Eulália - o tormento da infância

Ir para casa. Mas qual casa? Onde? Porque motivo regressaria? Onde é a minha casa? Existe ainda no mesmo lugar? 

Quanto tempo já passou? Quanto? Foi tanto assim, que quando regresso já não reconheço os mesmos lugares, as mesmas pessoas? As pessoas mudam... outras morrem. A morte vai acumulando cadáveres à minha volta como badaladas de alarme. 
Eu sei. 
Eu sei, a infância, a infância já acabou. Mas há mistérios que nos atormentam.

A ideia romântica da eternidade termina no dia do nosso primeiro funeral. Não damos logo por isso, demora algum tempo - talvez até anos. A eternidade morre no nosso primeiro funeral. 
Quando a minha memória o permite e vasculho no passado, aquele tempo indefinido em que era uma menina da aldeia por entre montanhas, lembro-me daquele ramo de flores cor-de-laranja. Lembro-me da minha mãe à porta da escola, lembro-me do quão inocente era para não ter percebido que aquelas flores, assim que me foram passadas para as mãos, cheiravam a morto.

Recordo ter subido a rua a pé com a minha mãe ao lado, bem vestida e penteada, de não perceber porque é que naquele dia eu tinha autorização para sair mais cedo da escola, porque é que ia à missa, porque é que a minha mãe estava tão bem vestida e porque é que eu levava aquelas flores. A minha mãe não me explicou nada. Houve muitas coisas que ficaram por explicar e que foram ficando em prateleiras emocionais disfuncionais, para um dia mais tarde perceber.

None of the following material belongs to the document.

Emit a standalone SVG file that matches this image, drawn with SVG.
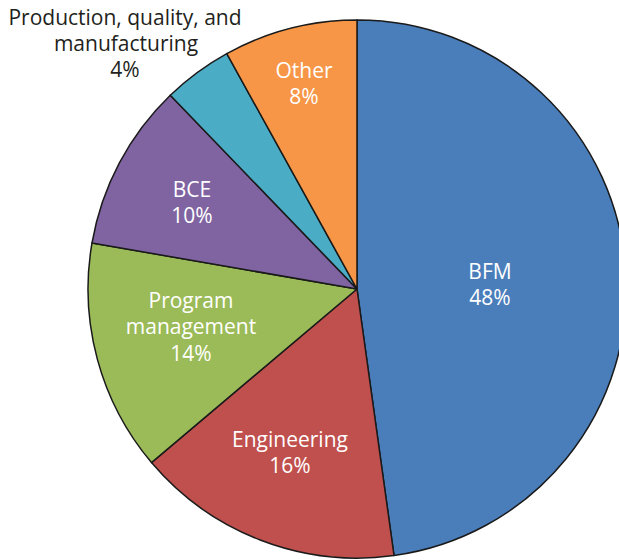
<svg xmlns="http://www.w3.org/2000/svg" width="619" height="560" viewBox="0 0 619 560">
<style>
.s{stroke:#1a1a1a;stroke-width:1.5;stroke-linejoin:round}
.t{font-family:"Open Sans","Noto Sans",sans-serif;font-size:21px;text-anchor:middle;fill:#ffffff}
.k{fill:#231f20}
</style>
<rect width="619" height="560" fill="#ffffff"/>
<g id="bfm">
<path class="s" fill="#4a7ebb" d="M357,289 L357,20 A269,269 0 0 1 394,555.5 Z"/>
<text class="t" x="490" y="279">BFM</text>
<text class="t" x="490" y="305">48%</text>
</g>
<g id="engineering">
<path class="s" fill="#c0504d" d="M357,289 L394,555.5 A269,269 0 0 1 151.5,462.6 Z"/>
<text class="t" x="290" y="447">Engineering</text>
<text class="t" x="290" y="473">16%</text>
</g>
<g id="program">
<path class="s" fill="#9bbb59" d="M357,289 L151.5,462.6 A269,269 0 0 1 92,243 Z"/>
<text class="t" x="191" y="308">Program</text>
<text class="t" x="191" y="334">management</text>
<text class="t" x="191" y="361">14%</text>
</g>
<g id="bce">
<path class="s" fill="#8064a2" d="M357,289 L92,243 A269,269 0 0 1 170.3,95.3 Z"/>
<text class="t" x="192" y="197">BCE</text>
<text class="t" x="192" y="223">10%</text>
</g>
<g id="production">
<path class="s" fill="#4bacc6" d="M357,289 L170.3,95.3 A269,269 0 0 1 226.8,53.65 Z"/>
<text class="t k" x="125" y="25">Production, quality, and</text>
<text class="t k" x="126" y="51">manufacturing</text>
<text class="t k" x="125" y="77">4%</text>
</g>
<g id="other">
<path class="s" fill="#f79646" d="M357,289 L226.8,53.65 A269,269 0 0 1 357,20 Z"/>
<text class="t" x="304" y="78">Other</text>
<text class="t" x="304" y="104">8%</text>
</g>
<g id="connectors"/>
</svg>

A D. Eulália fazia milhos com sardinhas. Ela comia com prazer e eu fingia que comia. Gostava de a ver sarandar na cozinha. Sempre que passava as tardes em sua casa, ela mostrava-me todos os compartimentos da casa, como se fosse a primeira vez que a visitava. Eu era muito pequena, mas tinha uma certeza - eramos amigas. A D. Eulália era vizinha dos meus pais, vivia sozinha desde que se reformara e enviuvara, não tinha amigos, não era muito de sair de casa. Olhando para trás, consigo perceber que também eu era solitária, como tu Eulália. Talvez pensasses que era eu que te estava a fazer um favor em ocupar os teus dias fazendo-te companhia. Mas hoje, olhando para trás, percebo que foste tu que me fizeste companhia durante a minha infância. Eu amava-te. Aquela criança com olhos de bicho do mato amava-te e levou-te flores cor-de-laranja no dia do teu funeral. Naquele dia, eu não sabia o que era a morte, mas percebia o que era o silêncio e a solidão.
Depois do teu funeral a tua casa ficou fechada muitos anos. A tua família nunca mais visitou a nossa aldeia no Verão. Eu eventualmente cresci e parti, deixando ficar para trás as montanhas e a nossa pequena aldeia no meio delas. A tua casa foi vendida. Fiquei contente, alguém ia poder percorrer os compartimentos da casa e mostra-los aos amigos. Talvez voltem a fazer milhos com sardinhas. 

A ideia romântica da eternidade termina no dia do nosso primeiro funeral. Não damos logo por isso, demora algum tempo, talvez até anos. A eternidade morre no nosso primeiro funeral e o mais bizarro é que passamos o resto da vida a querer recuperar essa ilusão de que as coisas podem ser para sempre. A sensação de casa, o cheiro do Verão, as estrelas em Agosto, os amigos. Eu gostava de recuperar a fé em ramos de flor cor-de-laranja.